After Kris and I had bought the supplies, the next stage was to assemble a mock up of paper using either the markers and/or the paper as collage. We delegated a full day to the activity (October 17, 2013). Kris made the mock up and I assisted. Observing her work through visual issues and materials, I felt like a medical student watching a skilled surgeon, me being safely removed from the field of action! On occasion I handed her an implement, like a trainee nurse! It was fascinating to watch her process of hands on thinking through trial and error of the paper folding and cutting, the size and placement of the flaps and the process of creating suitable images for small children to colour in and draw around the theme of snow play. I was intrigued by her sophisticated sense of flaps as layering. Unlike the early flap books I have been studying, both printed and homemade, she used the flaps in a secondary way. She began with using the flaps as transformative devices meeting over the mid section of an object or animal or person.
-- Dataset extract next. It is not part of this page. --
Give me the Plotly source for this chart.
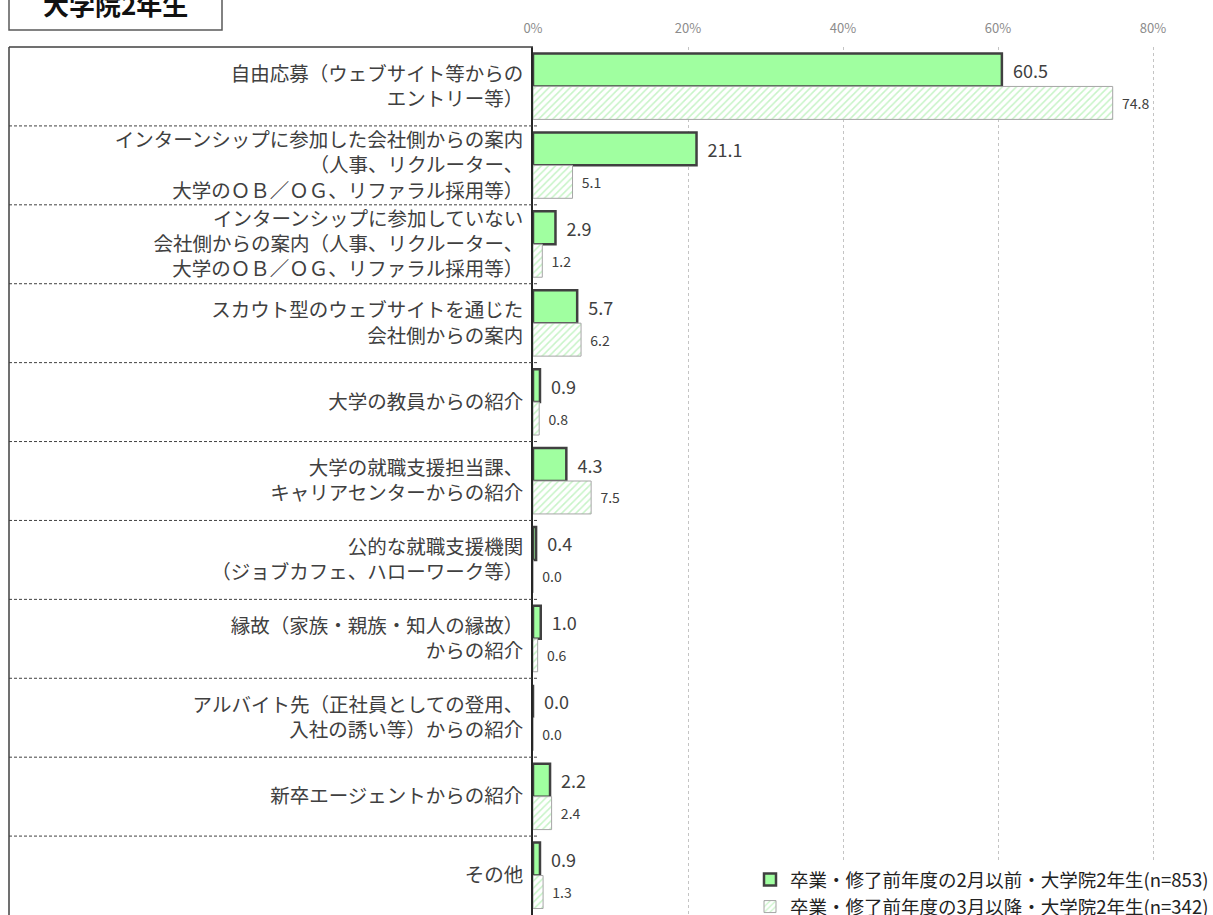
import plotly.graph_objects as go

# categories (top to bottom)
categories = [
    "自由応募（ウェブサイト等からの<br>エントリー等）",
    "インターンシップに参加した会社側からの案内<br>（人事、リクルーター、<br>大学のＯＢ／ＯＧ、リファラル採用等）",
    "インターンシップに参加していない<br>会社側からの案内（人事、リクルーター、<br>大学のＯＢ／ＯＧ、リファラル採用等）",
    "スカウト型のウェブサイトを通じた<br>会社側からの案内",
    "大学の教員からの紹介",
    "大学の就職支援担当課、<br>キャリアセンターからの紹介",
    "公的な就職支援機関<br>（ジョブカフェ、ハローワーク等）",
    "縁故（家族・親族・知人の縁故）<br>からの紹介",
    "アルバイト先（正社員としての登用、<br>入社の誘い等）からの紹介",
    "新卒エージェントからの紹介",
    "その他",
]
series1_name = "卒業・修了前年度の2月以前・大学院2年生(n=853)"
series1 = [60.5, 21.1, 2.9, 5.7, 0.9, 4.3, 0.4, 1.0, 0.0, 2.2, 0.9]
series2_name = "卒業・修了前年度の3月以降・大学院2年生(n=342)"
series2 = [74.8, 5.1, 1.2, 6.2, 0.8, 7.5, 0.0, 0.6, 0.0, 2.4, 1.3]
x_ticks = [0, 20, 40, 60, 80]
title_text = "<b>大学院2年生</b>"

W, H = 1213, 915
L, R, T, B = 533, 0, 47, 0
FONT = "Noto Sans CJK JP"


def px_x(p):
    return (p - L) / (W - L - R)


def px_y(p):
    return 1 - (p - T) / (H - T - B)


idx = list(range(len(categories)))

fig = go.Figure()
fig.add_trace(go.Bar(
    name=series1_name, y=idx, x=series1, orientation="h",
    marker=dict(color="#a0ffa0", line=dict(color="#404040", width=2.5)),
    texttemplate="\u00a0\u00a0%{x:.1f}", textposition="outside",
    textfont=dict(size=18, color="#404040", family=FONT),
    cliponaxis=False,
))
fig.add_trace(go.Bar(
    name=series2_name, y=idx, x=series2, orientation="h",
    marker=dict(color="white", line=dict(color="#a6a6a6", width=1),
                pattern=dict(shape="/", fgcolor="#8fe88f", bgcolor="white", size=5, solidity=0.3)),
    texttemplate="\u00a0\u00a0%{x:.1f}", textposition="outside",
    textfont=dict(size=14, color="#404040", family=FONT),
    cliponaxis=False,
))

shapes = []
# dashed separators in the label table
for i in range(1, len(categories)):
    shapes.append(dict(type="line", xref="paper", yref="y", x0=px_x(9), x1=px_x(538),
                       y0=i - 0.5, y1=i - 0.5, line=dict(color="#404040", width=1, dash="3px,2px")))
# table box
shapes.append(dict(type="line", xref="paper", yref="paper", x0=px_x(9), x1=px_x(9),
                   y0=px_y(47), y1=px_y(930), line=dict(color="#404040", width=1.5)))
shapes.append(dict(type="line", xref="paper", yref="paper", x0=px_x(9), x1=px_x(533),
                   y0=px_y(47), y1=px_y(47), line=dict(color="#404040", width=1.5)))
# title box
shapes.append(dict(type="rect", xref="paper", yref="paper", x0=px_x(9), x1=px_x(222),
                   y0=px_y(30), y1=px_y(-10), line=dict(color="#595959", width=1.5),
                   fillcolor="white"))

fig.add_annotation(text=title_text, xref="paper", yref="paper", x=px_x(115), y=px_y(3),
                   showarrow=False, font=dict(size=26, color="#111111", family=FONT),
                   xanchor="center", yanchor="middle")

fig.update_layout(
    width=W, height=H,
    margin=dict(l=L, r=R, t=T, b=B, autoexpand=False),
    plot_bgcolor="white", paper_bgcolor="white",
    barmode="group", bargap=0.165, bargroupgap=0,
    font=dict(family=FONT, color="#404040"),
    shapes=shapes,
    showlegend=True,
    legend=dict(x=px_x(750), y=px_y(861), xanchor="left", yanchor="top",
                bgcolor="white", font=dict(size=18.5, color="#222222", family=FONT),
                tracegroupgap=0, traceorder="normal"),
)
fig.update_xaxes(
    side="top", range=[0, (W - L - R) / 7.75], tickvals=x_ticks,
    ticktext=[f"{v}%" for v in x_ticks],
    tickfont=dict(size=13, color="#8c8c8c", family=FONT),
    showgrid=True, gridcolor="#c4c4c4", griddash="dot", gridwidth=1,
    zeroline=False, showline=False, ticks="", ticklabelstandoff=10,
)
fig.update_yaxes(
    tickvals=idx, ticktext=categories, autorange=False, range=[len(categories) - 0.5, -0.5],
    tickfont=dict(size=19.5, color="#404040", family=FONT),
    showline=True, linecolor="#262626", linewidth=1.5,
    showgrid=False, zeroline=False, ticks="", ticklabelstandoff=4,
)

fig.write_html("out.html", config={"displayModeBar": False},
               post_script="document.body.style.margin='0';")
But in addition she added another layer of visual interaction and play by using the full extent of the strip so that when all the flaps were lifted a landscape or panorama emerged.
I realized she had created a new type of flap book, combining the individual flaps with the later panorama (which I believe did not become a small paper object until the end of the 18th century: http://www.dickbalzer.com/Panoramas_Dioramas.298.0.html.) The samples I have seen, when all opened, become a strip that tells a narrative in an episodic fashion. She created a party scene created by double transformations. This panorama effect is highlighted by the image used on the flyer that my research assistant Laura created.
As a footnote, on November 15 we received the blessed news that we received the grant!